$100B STOLEN IN SAUDI THROUGH CORRUPTION, SAYS ATTORNEY GENERAL
ABU DHABI— Saudi authorities have questioned 208 people in an anticorruption investigation and estimated at least $100 billion had been stolen through graft, a top official said on Thursday as the inquiry expanded beyond the kingdom’s borders.
“Based on our investigations over the past three years, we estimate that at least $100 billion has been misused through systematic corruption and embezzlement over several decades,” said Saudi attorney general Sheikh Saud al-Mojeb in a statement.
Of the 208 people called in for questioning so far, seven have been released without charge, Sheikh Saud said, without naming them.
Dozens of princes, senior officials and prominent businessmen, including cabinet ministers and billionaires, have been detained in the inquiry, which was announced last weekend and appears at least partly aimed at strengthening the power of Crown Prince Mohammed bin Salman.
Probe spreads
The investigation spread to the neighboring United Arab Emirates, as the UAE central bank has asked commercial banks and finance companies there to provide details of the accounts of 19 Saudis.

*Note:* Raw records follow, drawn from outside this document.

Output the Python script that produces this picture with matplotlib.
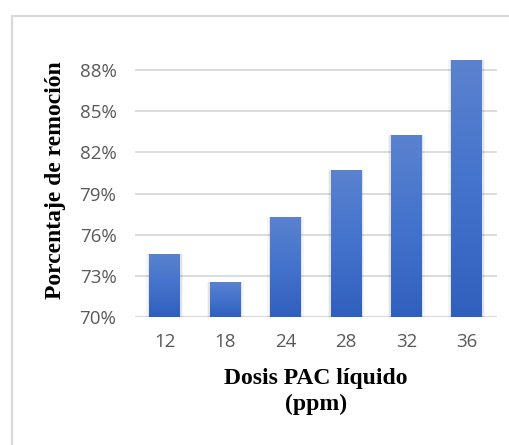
import numpy as np
import matplotlib.pyplot as plt
from matplotlib.colors import LinearSegmentedColormap
from matplotlib.patches import Rectangle
from matplotlib.ticker import FuncFormatter

dosis = ["12", "18", "24", "28", "32", "36"]
remocion = [74.6, 72.6, 77.3, 80.7, 83.3, 88.7]
yticks = [70, 73, 76, 79, 82, 85, 88]

fig = plt.figure(figsize=(5.10, 4.45), dpi=100)

# light grey chart-area frame (only left/top edges are visible)
fig.patches.append(Rectangle((12 / 510, -0.1), 1.2, (445 - 16) / 445 + 0.1,
                             transform=fig.transFigure, fill=False,
                             edgecolor="#d9d9d9", linewidth=1.6))

ax = fig.add_axes([134.5 / 510, 1 - 317.3 / 445, (497 - 134.5) / 510, 260 / 445])

for s in ax.spines.values():
    s.set_visible(False)
ax.set_yticks(yticks)
ax.yaxis.grid(True, color="#d9d9d9", linewidth=1.3)
ax.set_axisbelow(True)
ax.axhline(70, color="#d9d9d9", linewidth=1.6, zorder=1)
ax.tick_params(length=0, labelsize=13.5, labelcolor="#595959")
ax.tick_params(axis="y", pad=13)
ax.tick_params(axis="x", pad=11)
ax.yaxis.set_major_formatter(FuncFormatter(lambda v, p: f"{v:.0f}%"))

cmap = LinearSegmentedColormap.from_list("azul", ["#3060bd", "#4373cc", "#5b82cf"])
grad = np.linspace(0, 1, 256).reshape(-1, 1)
x = np.arange(len(dosis))
bars = ax.bar(x, remocion, width=0.51, bottom=0, color="none", zorder=2)
for b, v in zip(bars, remocion):
    x0 = b.get_x()
    # soft shadow around each bar
    for k, a in [(0.05, 0.04), (0.025, 0.07)]:
        ax.add_patch(Rectangle((x0 - k, 70), b.get_width() + 2 * k, v - 70,
                               facecolor="#000000", alpha=a, linewidth=0, zorder=2))
    im = ax.imshow(grad, cmap=cmap, aspect="auto", origin="lower",
                   extent=[x0, x0 + b.get_width(), 70, v], zorder=3)
    clip = Rectangle((x0, 70), b.get_width(), v - 70, transform=ax.transData)
    im.set_clip_path(clip)
ax.set_xlim(-0.5, len(dosis) - 0.5)
ax.set_ylim(70, 70 + 260 / 247.3 * 18)
ax.set_xticks(x, dosis)
for lab in ax.get_xticklabels() + ax.get_yticklabels():
    lab.set_fontfamily("Open Sans")

fig.text(316 / 510, 1 - 391.5 / 445, "Dosis PAC líquido\n(ppm)", ha="center",
         va="center", fontfamily="Liberation Serif", fontweight="bold",
         fontsize=17, linespacing=1.3)
fig.text(56 / 510, 1 - 180 / 445, "Porcentaje de remoción", rotation=90,
         ha="center", va="center", fontfamily="Liberation Serif",
         fontweight="bold", fontsize=17)

fig.savefig("out.png", dpi=100)
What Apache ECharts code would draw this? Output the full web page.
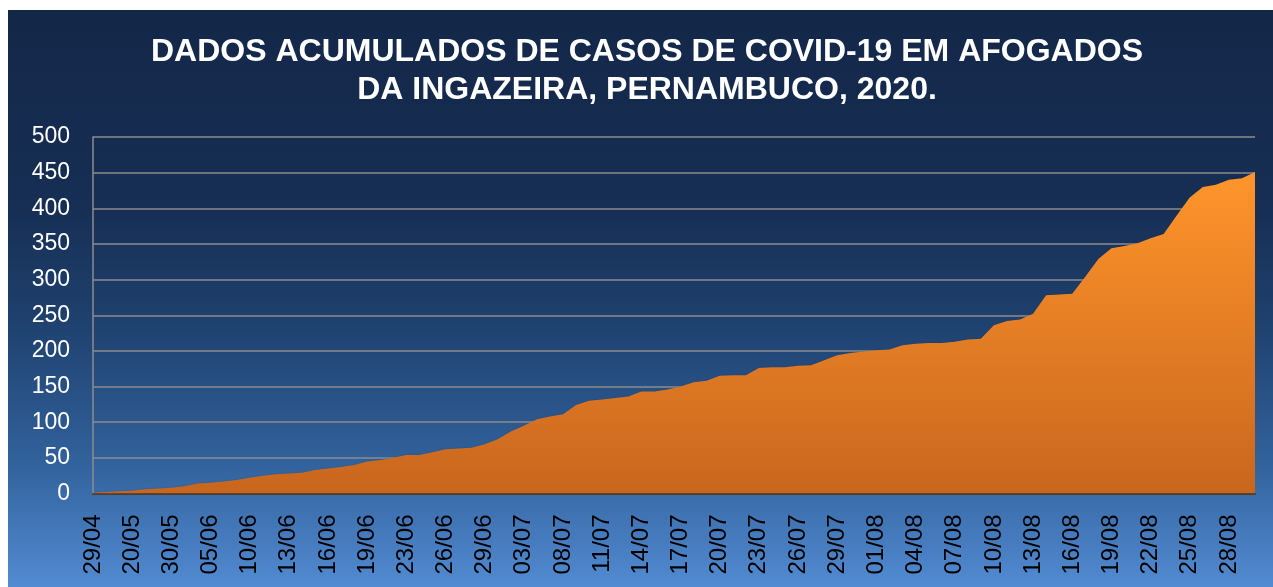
<!DOCTYPE html>
<html>
<head>
<meta charset="utf-8">
<script src="https://cdn.jsdelivr.net/npm/echarts@6/dist/echarts.min.js"></script>
<style>
  html, body { margin: 0; padding: 0; background: #ffffff; }
  #chart { position: absolute; left: 8px; top: 10px; width: 1265px; height: 577px; }
</style>
</head>
<body>
<div id="chart"></div>
<script>
// datas (só uma a cada três aparece no eixo)
var datas = [
  '29/04', '06/05', '13/05', '20/05', '23/05', '27/05', '30/05', '01/06', '03/06', '05/06',
  '07/06', '08/06', '10/06', '11/06', '12/06', '13/06', '14/06', '15/06', '16/06', '17/06',
  '18/06', '19/06', '20/06', '22/06', '23/06', '24/06', '25/06', '26/06', '27/06', '28/06',
  '29/06', '30/06', '01/07', '03/07', '05/07', '06/07', '08/07', '09/07', '10/07', '11/07',
  '12/07', '13/07', '14/07', '15/07', '16/07', '17/07', '18/07', '19/07', '20/07', '21/07',
  '22/07', '23/07', '24/07', '25/07', '26/07', '27/07', '28/07', '29/07', '30/07', '31/07',
  '01/08', '02/08', '03/08', '04/08', '05/08', '06/08', '07/08', '08/08', '09/08', '10/08',
  '11/08', '12/08', '13/08', '14/08', '15/08', '16/08', '17/08', '18/08', '19/08', '20/08',
  '21/08', '22/08', '23/08', '24/08', '25/08', '26/08', '27/08', '28/08', '29/08', '30/08'
];

// casos acumulados
var casos = [
  1, 2, 3, 4, 6, 7, 8, 10, 14, 15,
  17, 19, 22, 25, 27, 28, 29, 33, 35, 37,
  40, 45, 47, 50, 54, 54, 58, 62, 63, 64,
  69, 76, 87, 95, 104, 108, 111, 124, 130, 132,
  134, 136, 143, 143, 146, 150, 156, 158, 165, 166,
  166, 176, 177, 177, 179, 180, 187, 194, 197, 199,
  201, 202, 208, 210, 211, 211, 213, 216, 217, 236,
  242, 244, 252, 278, 279, 280, 304, 329, 344, 347,
  351, 358, 364, 390, 415, 430, 433, 440, 442, 451
];

var yTicks = [0, 50, 100, 150, 200, 250, 300, 350, 400, 450, 500];

var myChart = echarts.init(document.getElementById('chart'));

var option = {
  backgroundColor: {
    type: 'linear', x: 0, y: 0, x2: 0, y2: 1,
    colorStops: [
      { offset: 0, color: '#132748' },
      { offset: 0.35, color: '#172f55' },
      { offset: 0.55, color: '#1f4270' },
      { offset: 0.78, color: '#31619b' },
      { offset: 1, color: '#528bd2' }
    ]
  },
  animation: false,
  title: {
    text: 'DADOS ACUMULADOS DE CASOS DE COVID-19 EM AFOGADOS\nDA INGAZEIRA, PERNAMBUCO, 2020.',
    left: 634,
    textAlign: 'center',
    top: 18,
    textStyle: {
      color: '#ffffff',
      fontFamily: 'Liberation Sans',
      fontWeight: 'bold',
      fontSize: 32,
      lineHeight: 38
    }
  },
  grid: {
    left: 85,
    right: 18,
    top: 127,
    bottom: 93.5
  },
  xAxis: {
    type: 'category',
    data: datas,
    boundaryGap: false,
    axisLine: {
      lineStyle: { color: 'rgba(70,55,40,0.9)', width: 2 }
    },
    axisTick: { show: false },
    axisLabel: {
      interval: 2,
      rotate: 90,
      margin: 21,
      color: '#000000',
      fontFamily: 'Liberation Sans',
      fontSize: 24
    },
    splitLine: { show: false }
  },
  yAxis: {
    type: 'value',
    min: yTicks[0],
    max: yTicks[yTicks.length - 1],
    interval: 50,
    axisLine: {
      show: true,
      lineStyle: { color: '#8c8c8c', width: 1.5 }
    },
    axisTick: { show: false },
    axisLabel: {
      margin: 23,
      color: '#ffffff',
      fontFamily: 'Liberation Sans',
      fontSize: 23
    },
    splitLine: {
      lineStyle: { color: '#8c8c8c', width: 1.5 }
    }
  },
  series: [{
    name: 'Casos',
    type: 'line',
    data: casos,
    showSymbol: false,
    symbol: 'none',
    lineStyle: { width: 0 },
    areaStyle: {
      opacity: 1,
      color: {
        type: 'linear', x: 0, y: 0, x2: 0, y2: 1,
        colorStops: [
          { offset: 0, color: '#ff952b' },
          { offset: 1, color: '#c9661e' }
        ]
      },
      shadowColor: 'rgba(0,0,0,0.45)',
      shadowBlur: 4,
      shadowOffsetX: 2,
      shadowOffsetY: 2
    }
  }]
};

myChart.setOption(option);
</script>
</body>
</html>
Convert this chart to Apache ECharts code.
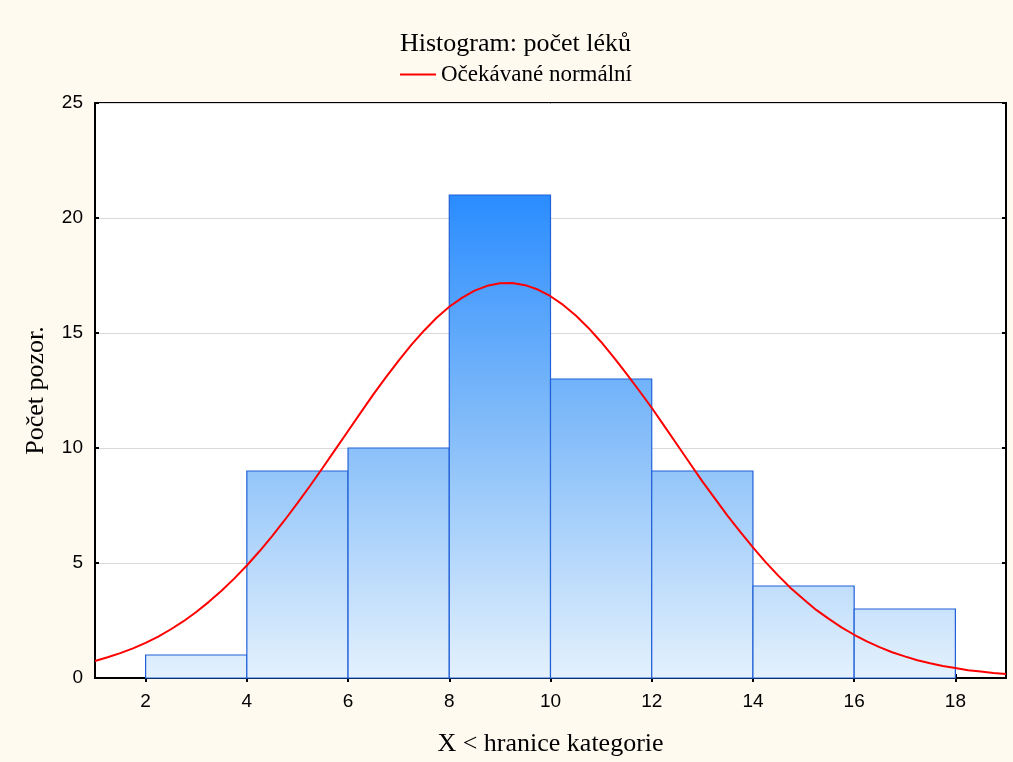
<!DOCTYPE html>
<html>
<head>
<meta charset="utf-8">
<script src="https://cdn.jsdelivr.net/npm/echarts@6/dist/echarts.min.js"></script>
<style>
html,body{margin:0;padding:0;background:#FFFAF0;}
#chart{width:1013px;height:762px;}
</style>
</head>
<body>
<div id="chart"></div>
<script>
// Histogram bins: lower bound, upper bound, count
const binStarts = [2, 4, 6, 8, 10, 12, 14, 16];
const binEnds   = [4, 6, 8, 10, 12, 14, 16, 18];
const binCounts = [1, 9, 10, 21, 13, 9, 4, 3];

// Expected normal curve
const curveX = [1,1.25,1.5,1.75,2,2.25,2.5,2.75,3,3.25,3.5,3.75,4,4.25,4.5,4.75,5,5.25,5.5,5.75,6,6.25,6.5,6.75,7,7.25,7.5,7.75,8,8.25,8.5,8.75,9,9.25,9.5,9.75,10,10.25,10.5,10.75,11,11.25,11.5,11.75,12,12.25,12.5,12.75,13,13.25,13.5,13.75,14,14.25,14.5,14.75,15,15.25,15.5,15.75,16,16.25,16.5,16.75,17,17.25,17.5,17.75,18,18.25,18.5,18.75,19];
const curveY = [0.74,0.90,1.08,1.29,1.53,1.80,2.12,2.47,2.87,3.31,3.79,4.32,4.89,5.51,6.17,6.87,7.60,8.36,9.14,9.94,10.74,11.54,12.33,13.08,13.80,14.48,15.10,15.66,16.14,16.53,16.84,17.05,17.16,17.17,17.08,16.89,16.60,16.22,15.76,15.22,14.61,13.94,13.23,12.50,11.75,10.95,10.15,9.35,8.55,7.80,7.05,6.35,5.68,5.04,4.45,3.90,3.42,2.96,2.57,2.20,1.88,1.59,1.34,1.12,0.94,0.77,0.64,0.52,0.43,0.34,0.28,0.22,0.17];

const xTicks = [2, 4, 6, 8, 10, 12, 14, 16, 18];
const yTicks = [0, 5, 10, 15, 20, 25];

const titleText = 'Histogram: počet léků';
const legendName = 'Očekávané normální';
const xName = 'X < hranice kategorie';
const yName = 'Počet pozor.';

const bins = binStarts.map((s, i) => [s, binEnds[i], binCounts[i]]);
const curve = curveX.map((x, i) => [x, curveY[i]]);
const maxCount = Math.max(...binCounts);

const chart = echarts.init(document.getElementById('chart'));
const serif = '"Liberation Serif", "Times New Roman", serif';
const sans = '"Liberation Sans", Arial, sans-serif';

chart.setOption({
  backgroundColor: '#FFFAF0',
  animation: false,
  title: {
    text: titleText,
    left: 395,
    top: 26,
    textStyle: {fontFamily: serif, fontSize: 26, fontWeight: 'normal', color: '#000'}
  },
  legend: {
    top: 58,
    left: 395,
    itemWidth: 36,
    itemHeight: 2,
    itemGap: 10,
    textStyle: {fontFamily: serif, fontSize: 23, color: '#000'},
    data: [{name: legendName, icon: 'rect'}]
  },
  grid: {
    left: 95, right: 7, top: 103, bottom: 83,
    show: true, backgroundColor: '#fff', borderColor: '#000', borderWidth: 2
  },
  xAxis: [{
    type: 'value', min: 1, max: 19, position: 'bottom',
    name: xName, nameLocation: 'middle', nameGap: 53,
    nameTextStyle: {fontFamily: serif, fontSize: 26, color: '#000'},
    axisLine: {show: true, lineStyle: {color: '#000', width: 2}},
    axisTick: {show: true, inside: true, length: 4, customValues: xTicks, lineStyle: {color: '#000', width: 2}},
    axisLabel: {customValues: xTicks, margin: 14, fontFamily: sans, fontSize: 19, color: '#000'},
    splitLine: {show: false}
  }, {
    type: 'value', min: 1, max: 19, position: 'top',
    axisLine: {show: true, lineStyle: {color: '#000', width: 2}},
    axisTick: {show: true, inside: true, length: 4, customValues: xTicks, lineStyle: {color: '#000', width: 2}},
    axisLabel: {show: false},
    splitLine: {show: false}
  }],
  yAxis: [{
    type: 'value', min: 0, max: 25, interval: 5, position: 'left',
    name: yName, nameLocation: 'middle', nameGap: 46,
    nameTextStyle: {fontFamily: serif, fontSize: 26, color: '#000'},
    axisLine: {show: true, lineStyle: {color: '#000', width: 2}},
    axisTick: {show: true, inside: true, length: 4, lineStyle: {color: '#000', width: 2}},
    axisLabel: {margin: 12, fontFamily: sans, fontSize: 19, color: '#000'},
    splitLine: {show: true, lineStyle: {color: '#d9d9d9', width: 1}}
  }, {
    type: 'value', min: 0, max: 25, interval: 5, position: 'right',
    axisLine: {show: true, lineStyle: {color: '#000', width: 2}},
    axisTick: {show: true, inside: true, length: 4, lineStyle: {color: '#000', width: 2}},
    axisLabel: {show: false},
    splitLine: {show: false}
  }],
  series: [{
    type: 'custom',
    name: 'bins',
    xAxisIndex: 0, yAxisIndex: 0,
    data: bins,
    renderItem: function (params, api) {
      const tl = api.coord([api.value(0), api.value(2)]);
      const br = api.coord([api.value(1), 0]);
      const gTop = api.coord([0, maxCount])[1];
      const gBot = api.coord([0, 0])[1];
      const fill = new echarts.graphic.LinearGradient(0, gTop, 0, gBot, [
        {offset: 0, color: '#2A8CFF'},
        {offset: 0.45, color: '#7DB9F9'},
        {offset: 1, color: '#E4F1FD'}
      ], true);
      return {
        type: 'rect',
        shape: {x: tl[0], y: tl[1], width: br[0] - tl[0], height: br[1] - tl[1]},
        style: {fill: fill, stroke: '#2060D8', lineWidth: 1.2}
      };
    }
  }, {
    type: 'line',
    name: legendName,
    xAxisIndex: 0, yAxisIndex: 0,
    data: curve,
    smooth: false,
    showSymbol: false,
    symbol: 'none',
    lineStyle: {color: '#FF0000', width: 2},
    itemStyle: {color: '#FF0000'},
    z: 5
  }]
});
</script>
</body>
</html>
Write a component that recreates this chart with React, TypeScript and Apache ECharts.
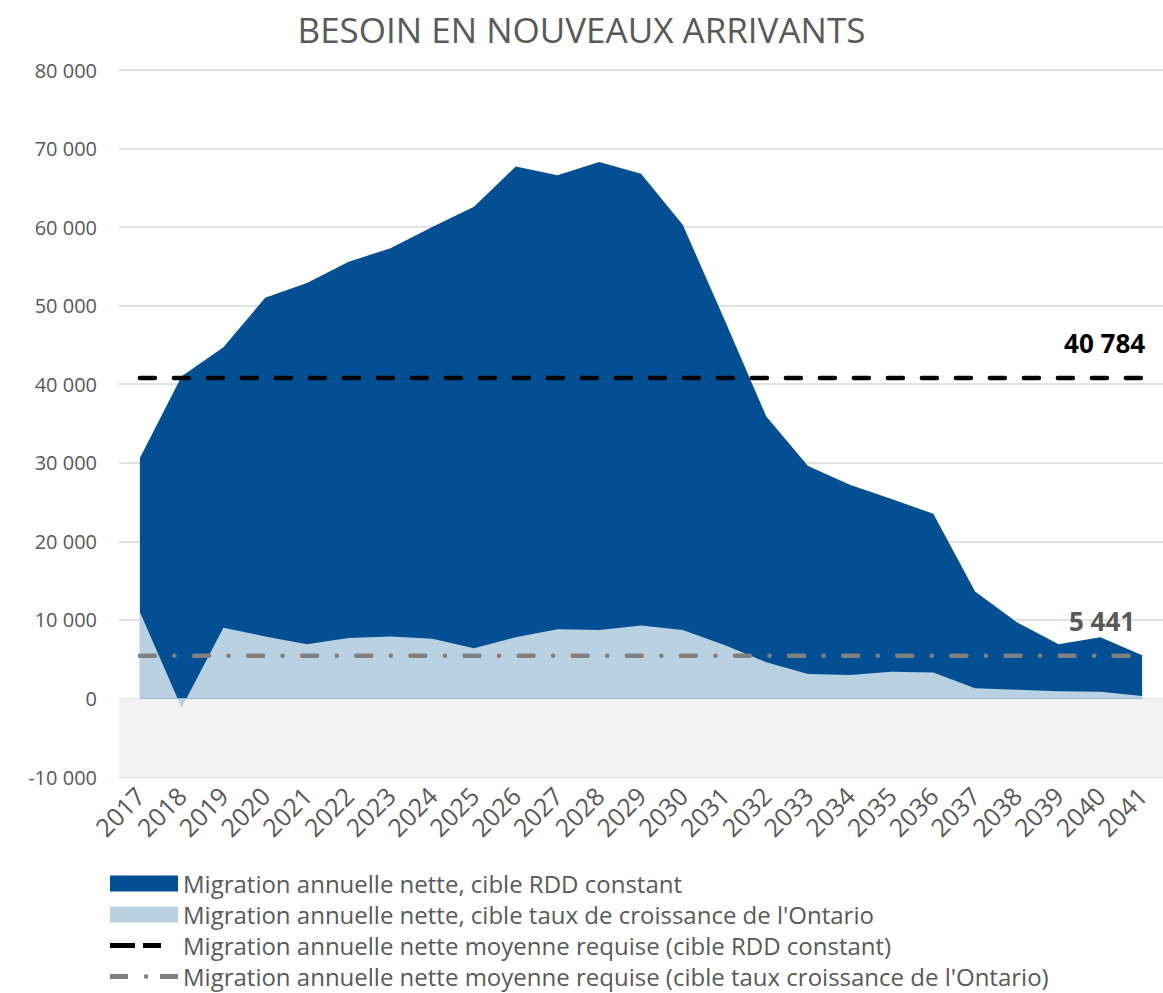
import React, { useEffect, useRef } from "react";
import * as echarts from "echarts";

const categories = [
  "2017", "2018", "2019", "2020", "2021", "2022", "2023", "2024", "2025",
  "2026", "2027", "2028", "2029", "2030", "2031", "2032", "2033", "2034",
  "2035", "2036", "2037", "2038", "2039", "2040", "2041",
];

const rddConstant = [
  30600, 41000, 44700, 51000, 52900, 55600, 57300, 60000, 62600, 67700,
  66600, 68300, 66800, 60300, 48200, 35900, 29600, 27200, 25400, 23500,
  13600, 9700, 6900, 7800, 5500,
];

const ontarioRate = [
  11000, -1200, 9000, 7900, 6900, 7700, 7900, 7600, 6400, 7800, 8800, 8700,
  9300, 8700, 6800, 4600, 3100, 3000, 3400, 3300, 1300, 1100, 900, 850, 300,
];

const avgRdd = 40784;
const avgOntario = 5441;

const seriesNames = [
  "Migration annuelle nette, cible RDD constant",
  "Migration annuelle nette, cible taux de croissance de l'Ontario",
  "Migration annuelle nette moyenne requise (cible RDD constant)",
  "Migration annuelle nette moyenne requise (cible taux croissance de l'Ontario)",
];

const FONT = "'Open Sans', sans-serif";
const TEXT = "#595959";

// legend icons (68 x 16 box), tiny corner marks keep the bounding box
const BOX = "M0,0h0.01v0.01h-0.01z M67.99,15.99h0.01v0.01h-0.01z";
const dashIcon =
  "path://" + BOX + " M0,5.5h25v5h-25z M33,5.5h18v5h-18z";
const dashDotIcon =
  "path://" + BOX + " M0,5.5h18v5h-18z M34,6h4v4h-4z M50,5.5h18v5h-18z";

const fmt = (v: number) =>
  String(v).replace(/\B(?=(\d{3})+(?!\d))/g, " ");

export default function App() {
  const ref = useRef<HTMLDivElement>(null);
  useEffect(() => {
    if (!ref.current) return;
    const chart = echarts.init(ref.current, undefined, { renderer: "svg" });
    const last = categories[categories.length - 1];
    const endMark = (v: number, color: string, dx: number, dy: number) => ({
      silent: true,
      symbol: "circle",
      symbolSize: 1,
      itemStyle: { color: "rgba(0,0,0,0)" },
      label: {
        show: true,
        position: "top",
        align: "right",
        verticalAlign: "middle",
        distance: 0,
        offset: [dx, dy],
        fontFamily: FONT,
        fontSize: 26,
        fontWeight: "bold",
        color,
        formatter: (p: any) => fmt(p.value),
      },
      data: [{ coord: [last, v], value: v }],
    });
    chart.setOption({
      animation: false,
      backgroundColor: "#ffffff",
      textStyle: { fontFamily: FONT },
      title: {
        text: "BESOIN EN NOUVEAUX ARRIVANTS",
        left: "center",
        top: 7,
        textStyle: {
          fontFamily: FONT,
          fontSize: 35,
          fontWeight: "normal",
          color: TEXT,
        },
      },
      grid: { left: 119, right: 0, top: 70, bottom: 216, containLabel: false },
      legend: {
        orient: "vertical",
        left: 105,
        top: 866,
        height: 200,
        itemWidth: 68,
        itemHeight: 16,
        itemGap: 6,
        textStyle: {
          fontFamily: FONT,
          fontSize: 24,
          lineHeight: 25,
          color: TEXT,
        },
        data: [
          { name: seriesNames[0], icon: "rect" },
          { name: seriesNames[1], icon: "rect" },
          { name: seriesNames[2], icon: dashIcon },
          { name: seriesNames[3], icon: dashDotIcon },
        ],
      },
      xAxis: {
        type: "category",
        data: categories,
        boundaryGap: true,
        axisLine: { show: false },
        axisTick: { show: false },
        axisLabel: {
          rotate: 45,
          interval: 0,
          margin: 14,
          fontFamily: FONT,
          fontSize: 25,
          color: TEXT,
        },
      },
      yAxis: {
        type: "value",
        min: -10000,
        max: 80000,
        interval: 10000,
        axisLine: { show: false },
        axisTick: { show: false },
        splitLine: { lineStyle: { color: "#d9d9d9", width: 1.5 } },
        axisLabel: {
          margin: 22,
          fontFamily: FONT,
          fontSize: 20,
          color: TEXT,
          formatter: (v: number) => fmt(v),
        },
      },
      series: [
        {
          name: seriesNames[0],
          type: "line",
          data: rddConstant,
          symbol: "none",
          lineStyle: { width: 0 },
          itemStyle: { color: "#034f93" },
          areaStyle: { color: "#034f93", opacity: 1 },
          z: 2,
          markArea: {
            silent: true,
            itemStyle: { color: "#f2f2f2" },
            data: [[{ yAxis: -10000 }, { yAxis: 0 }]],
          },
        },
        {
          name: seriesNames[1],
          type: "line",
          data: ontarioRate,
          symbol: "none",
          lineStyle: { width: 0 },
          itemStyle: { color: "#b9d1e0" },
          areaStyle: { color: "#b9d1e0", opacity: 1 },
          z: 3,
        },
        {
          name: seriesNames[2],
          type: "line",
          data: categories.map(() => avgRdd),
          symbol: "none",
          itemStyle: { color: "#000000" },
          lineStyle: {
            color: "#000000",
            width: 4.5,
            type: [15, 19],
            cap: "round",
          },
          markPoint: endMark(avgRdd, "#000000", 3, -35),
          z: 4,
        },
        {
          name: seriesNames[3],
          type: "line",
          data: categories.map(() => avgOntario),
          symbol: "none",
          itemStyle: { color: "#808080" },
          lineStyle: {
            color: "#808080",
            width: 4.5,
            type: [15, 19.5, 0.1, 19.5],
            cap: "round",
          },
          markPoint: endMark(avgOntario, TEXT, -7, -34),
          z: 4,
        },
      ],
    });
    return () => chart.dispose();
  }, []);
  return (
    <div
      ref={ref}
      style={{ position: "absolute", left: 0, top: 0, width: 1163, height: 993 }}
    />
  );
}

Almost all of the 19, including billionaire Prince Alwaleed bin Talal and former National Guard chief Prince Miteb bin Abdullah, were detained.
The commercial bankers said UAE authorities had not explained why they wanted the information, but the bankers believed the authorities were acting on the behest of the Saudi government, which had said it aimed to recover illicit funds.
UAE central bank officials were not available to comment, while Saudi officials, who have frozen over 1,700 domestic bank accounts as part of the crackdown, did not respond to requests for comment.
The UAE, particularly Dubai, was one of the main places where wealthy Saudis park their money abroad. In addition to bank accounts, they buy luxury apartments and villas in Dubai and invest in the emirate’s volatile stock market.
Laundering
Some wealthy Saudi individuals have been liquidating assets within Saudi Arabia, the UAE and other Gulf countries this week, apparently in an effort to move money out of the region and escape the crackdown, private bankers and fund managers said.
In Riyadh, rich individual investors have been selling equities heavily, although buying by state-linked funds has helped to support the market. In Dubai, shares in real estate developers have sunk as investors worry about the impact on the property market of a pullout by Saudis.
The UAE commercial bankers said they had not been asked to freeze the Saudi accounts at their institutions, but they believed the central bank’s request for information might be a prelude to such action.
The risk of the accounts being frozen “jeopardizes Dubai’s pitch as a private banking center,” said a Gulf-based banker, adding: “Banks in the UAE are full of Saudi money.”
One senior banker in Saudi Arabia said his institution had already frozen some accounts, both inside the kingdom and outside it, in response to Saudi government requests.